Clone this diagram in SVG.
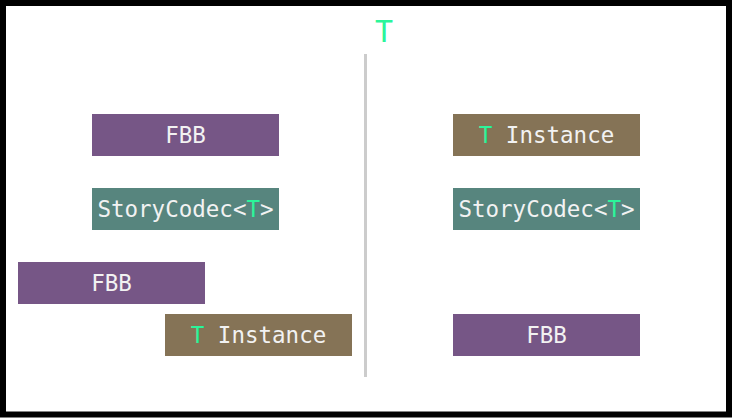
<svg xmlns="http://www.w3.org/2000/svg" width="732" height="418" viewBox="0 0 732 418">
<style>
.t{font-family:"DejaVu Sans Mono","Liberation Mono",monospace;font-size:22.5px;fill:#f2f2f2;text-anchor:middle}
.g{fill:#2bf59a}
.fbb{fill:#765686}
.sc{fill:#57857e}
.ti{fill:#857356}
.c{stroke:#ffffff;stroke-width:2;fill:none}
</style>
<rect x="0" y="0" width="732" height="418" fill="#ffffff"/>
<rect x="3" y="3" width="726" height="411.5" fill="none" stroke="#000" stroke-width="6"/>
<text x="384" y="42" class="t g" style="font-size:30px">T</text>
<line x1="365.5" y1="54" x2="365.5" y2="377" stroke="#cccccc" stroke-width="3"/>
<g id="connectors">
<line class="c" x1="185.5" y1="154" x2="185.5" y2="188"/>
<line class="c" x1="111" y1="229" x2="111" y2="262"/>
<line class="c" x1="258" y1="229" x2="258" y2="314"/>
<line class="c" x1="546.5" y1="155" x2="546.5" y2="188"/>
<line class="c" x1="546.5" y1="229" x2="546.5" y2="314"/>
</g>
<g id="fbb-left-top"><rect class="fbb" x="92" y="114" width="187" height="42"/><text class="t" x="185.5" y="143">FBB</text></g>
<g id="codec-left"><rect class="sc" x="92" y="188" width="187" height="42"/><text class="t" x="185.5" y="217">StoryCodec&lt;<tspan class="g">T</tspan>&gt;</text></g>
<g id="fbb-left-bottom"><rect class="fbb" x="18" y="262" width="187" height="42"/><text class="t" x="111.5" y="291">FBB</text></g>
<g id="instance-left"><rect class="ti" x="165" y="314" width="187" height="42"/><text class="t" x="258.5" y="343"><tspan class="g">T</tspan> Instance</text></g>
<g id="instance-right"><rect class="ti" x="453" y="114" width="187" height="42"/><text class="t" x="546.5" y="143"><tspan class="g">T</tspan> Instance</text></g>
<g id="codec-right"><rect class="sc" x="453" y="188" width="187" height="42"/><text class="t" x="546.5" y="217">StoryCodec&lt;<tspan class="g">T</tspan>&gt;</text></g>
<g id="fbb-right-bottom"><rect class="fbb" x="453" y="314" width="187" height="42"/><text class="t" x="546.5" y="343">FBB</text></g>
</svg>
--------------------------------------------------
Stated goal: Omit the pictures and output all of the other material exactly.

The solution:
Clone this diagram in SVG.
<svg xmlns="http://www.w3.org/2000/svg" width="732" height="418" viewBox="0 0 732 418">
<style>
.t{font-family:"DejaVu Sans Mono","Liberation Mono",monospace;font-size:22.5px;fill:#f2f2f2;text-anchor:middle}
.g{fill:#2bf59a}
.fbb{fill:#765686}
.sc{fill:#57857e}
.ti{fill:#857356}
.c{stroke:#ffffff;stroke-width:2;fill:none}
</style>
<rect x="0" y="0" width="732" height="418" fill="#ffffff"/>
<rect x="3" y="3" width="726" height="411.5" fill="none" stroke="#000" stroke-width="6"/>
<text x="384" y="42" class="t g" style="font-size:30px">T</text>
<line x1="365.5" y1="54" x2="365.5" y2="377" stroke="#cccccc" stroke-width="3"/>
<g id="connectors">
<line class="c" x1="185.5" y1="154" x2="185.5" y2="188"/>
<line class="c" x1="111" y1="229" x2="111" y2="262"/>
<line class="c" x1="258" y1="229" x2="258" y2="314"/>
<line class="c" x1="546.5" y1="155" x2="546.5" y2="188"/>
<line class="c" x1="546.5" y1="229" x2="546.5" y2="314"/>
</g>
<g id="fbb-left-top"><rect class="fbb" x="92" y="114" width="187" height="42"/><text class="t" x="185.5" y="143">FBB</text></g>
<g id="codec-left"><rect class="sc" x="92" y="188" width="187" height="42"/><text class="t" x="185.5" y="217">StoryCodec&lt;<tspan class="g">T</tspan>&gt;</text></g>
<g id="fbb-left-bottom"><rect class="fbb" x="18" y="262" width="187" height="42"/><text class="t" x="111.5" y="291">FBB</text></g>
<g id="instance-left"><rect class="ti" x="165" y="314" width="187" height="42"/><text class="t" x="258.5" y="343"><tspan class="g">T</tspan> Instance</text></g>
<g id="instance-right"><rect class="ti" x="453" y="114" width="187" height="42"/><text class="t" x="546.5" y="143"><tspan class="g">T</tspan> Instance</text></g>
<g id="codec-right"><rect class="sc" x="453" y="188" width="187" height="42"/><text class="t" x="546.5" y="217">StoryCodec&lt;<tspan class="g">T</tspan>&gt;</text></g>
<g id="fbb-right-bottom"><rect class="fbb" x="453" y="314" width="187" height="42"/><text class="t" x="546.5" y="343">FBB</text></g>
</svg>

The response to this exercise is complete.